If you see these advertisements, block and report the page to better protect yourself. For scam ads found on the Google search result page, shopping page, Youtube, and other Google platforms, such as Gmail, you can visit https://support.google.com/google-ads/troubleshooter/4578507#ts=6006595 and fill out the form. You will need to provide a click string of the ad you are giving feedback about. To do this, right-click the ad and copy the link address. If right-click is disabled, you may need to disconnect your computer from the internet, click the ad, and then copy the URL in the address bar in your browser. (More ways here: https://support.google.com/admanager/answer/6161675)

Twitter similarly has a feedback form to report fake ads.

For Facebook, you can simply click the (•••) next to the ad, click Report Ad, and follow the on-screen instructions.

While you cannot opt out of seeing Facebook advertisements completely, you can opt out of ads based on your browsing habits. The ads that we see on Facebook are typically based on our profile and the kind of content we access.

To opt out of this system, log on to your Facebook account, and click on “Settings” at the upper right-hand corner of your homepage. Then, scroll down to the section in “Settings” marked “Ads.” You’ll see a number of ad preferences. Go to “Ad Settings.” Change the settings for “Ads based on data from partners” and “Ads based on your activity on Facebook Company Products you see elsewhere” to “Not Allowed.”

The section marked “Ads that include your social actions” (i.e., pages you have liked) can be changed from being seen by “Only Friends” to “Only Me” as well.

Predatory advertisements are most effective when they can target their audience. If the ads cannot target you because they cannot “see” who you are and what you like, it will be difficult for them to craft ads that you are likely to fall for.

Apart from protecting yourself, you can do many potential victims a favor by reporting suspicious advertisers to government authorities.

For suspicious investment schemes, you may contact the Enforcement and Investor Protection Department of the SEC through their hotline number at (02) 8818-6337.

For malicious messages, lodge reports to the NBI Anti-Fraud Division at (02) 8525-4093 or e-mail at [email protected]. You may also send a message through the NBI’s website at www.nbi.gov.ph or their official Facebook account.

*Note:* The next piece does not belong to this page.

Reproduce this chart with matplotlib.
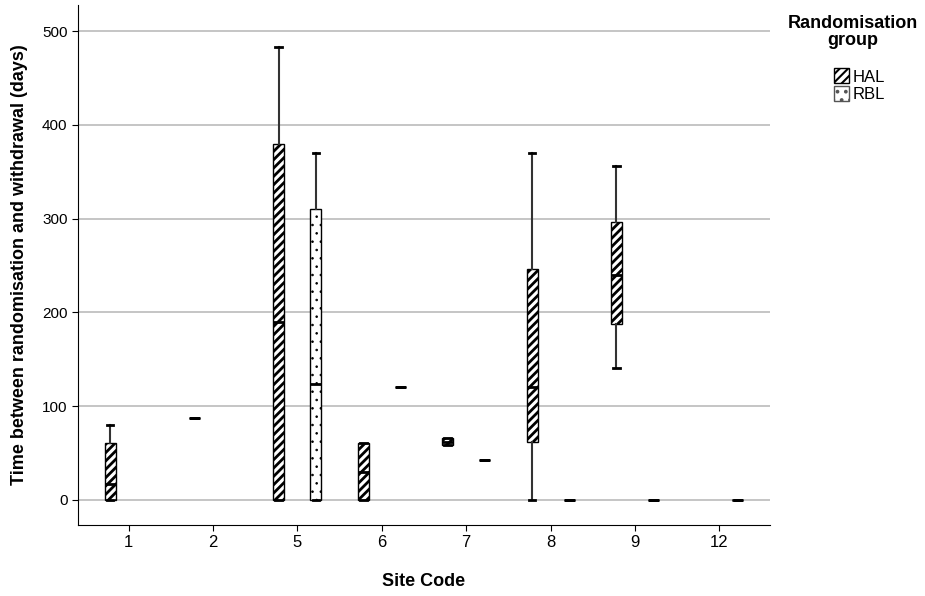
import matplotlib.pyplot as plt
from matplotlib.patches import Patch

plt.rcParams['font.family'] = ['Liberation Sans', 'DejaVu Sans']
plt.rcParams['hatch.linewidth'] = 2.0

sites = ["1", "2", "5", "6", "7", "8", "9", "12"]
# (q1, median, q3, whisker low, whisker high) per site, None = no cases
hal = [(0, 17, 60, 0, 80), (87, 87, 87, 87, 87), (0, 190, 380, 0, 483),
       (0, 30, 60, 0, 60), (58, 62, 66, 58, 66), (62, 120, 246, 0, 370),
       (188, 240, 296, 141, 356), None]
rbl = [None, None, (0, 124, 310, 0, 370), (120, 120, 120, 120, 120),
       (42, 42, 42, 42, 42), (0, 0, 0, 0, 0), (0, 0, 0, 0, 0), (0, 0, 0, 0, 0)]

fig = plt.figure(figsize=(9.25, 5.96), dpi=100)
ax = fig.add_axes([78/925, 71/596, 692/925, 520/596])

def draw(data, offset, hatch, hw):
    plt.rcParams['hatch.linewidth'] = hw
    stats, pos = [], []
    for i, d in enumerate(data):
        if d is None:
            continue
        q1, med, q3, lo, hi = d
        stats.append(dict(q1=q1, med=med, q3=q3, whislo=lo, whishi=hi, fliers=[]))
        pos.append(i + offset)
    b = ax.bxp(stats, positions=pos, widths=0.13, patch_artist=True, showfliers=False,
               boxprops=dict(facecolor='white', edgecolor='black', linewidth=1, hatch=hatch),
               medianprops=dict(color='black', linewidth=2),
               whiskerprops=dict(color='#333333', linewidth=1.5),
               capprops=dict(color='black', linewidth=2), manage_ticks=False)
    for c in b['caps']:
        x0, x1 = c.get_xdata()
        m = (x0 + x1) / 2
        c.set_xdata([m - 0.04, m + 0.04])
    return b

draw(hal, -0.22, '////', 2.0)
draw(rbl, 0.22, '..', 0.6)

ax.set_xlim(-0.6, 7.6)
ax.set_ylim(-27, 528)
ax.set_xticks(range(len(sites)))
ax.set_xticklabels(sites, fontsize=12)
ax.set_yticks([0, 100, 200, 300, 400, 500])
ax.tick_params(axis='y', labelsize=11, length=4)
ax.tick_params(axis='x', length=4)
ax.yaxis.grid(True, color='#bbbbbb', linewidth=1.2)
ax.set_axisbelow(True)
ax.spines['top'].set_visible(False)
ax.spines['right'].set_visible(False)
ax.set_xlabel("Site Code", fontsize=13, fontweight='bold', labelpad=16)
ax.set_ylabel("Time between randomisation and withdrawal (days)", fontsize=13,
              fontweight='bold', labelpad=10)

fig.text(853/925, 1 - 32/596, "Randomisation\ngroup", ha='center', va='center',
         fontsize=13, fontweight='bold', linespacing=0.95)
plt.rcParams['hatch.linewidth'] = 1.5
handles = [Patch(facecolor='white', edgecolor='black', hatch='////', label='HAL'),
           Patch(facecolor='white', edgecolor='#555555', hatch='..', label='RBL')]
fig.legend(handles=handles, loc='upper left', bbox_to_anchor=(826/925, 1 - 60/596),
           frameon=False, fontsize=12, handlelength=0.9, handleheight=1.0,
           handletextpad=0.2, labelspacing=0.1, borderpad=0)

fig.savefig("out.png", dpi=100)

You may also contact the PNP Anti-Crime Group (PNP-ACG) through www.pnpacg.ph or hotline number at (02) 8723-0401 local 5313.

Safe investment options

Before you invest your hard-earned money, take the time to research and understand the legitimate investment instruments available in the market. The SEC has provided a list on their website, containing the names of firms and individuals permitted to sell investment products.: (insert link: SEC-registered firms and individuals https://www.sec.gov.ph/registered-firms-individuals-and-statistics/registered-firms-and-individuals/)

A safe option is government bonds issued by the Bureau of the Treasury (BTr). Government-issued securities such as Retail Treasury Bonds (RTBs) and Premyo Bonds  are safe, low-risk, and accessible through convenient digital and over-the-counter channels. These bonds offer attractive interest rates that earn on a quarterly basis. Proceeds from bonds are used to raise funds for the government’s projects, particularly the country’s economic recovery program.

You can check out the BTr’s latest bond offerings here.

The government is also pursuing reforms to make investing in legitimate opportunities easier and simpler. The Duterte administration’s proposed Passive Income and Financial Intermediaries Taxation Act (PIFITA) will simplify the tax regime for bonds and stocks by reducing the number of tax rates on financial transactions from 80 to 36. Once enacted, PIFITA will make it easier for everyday Filipino investors to put their money in safe and secure investment opportunities.

It can be frustrating to have to do these precautions yourself. When it comes to protecting your hard-earned money, it pays to keep a critical eye on everything. Great investments take time, patience, and well-informed choices from the investor. The chances of picking them off from a social media advertisement are extremely slim.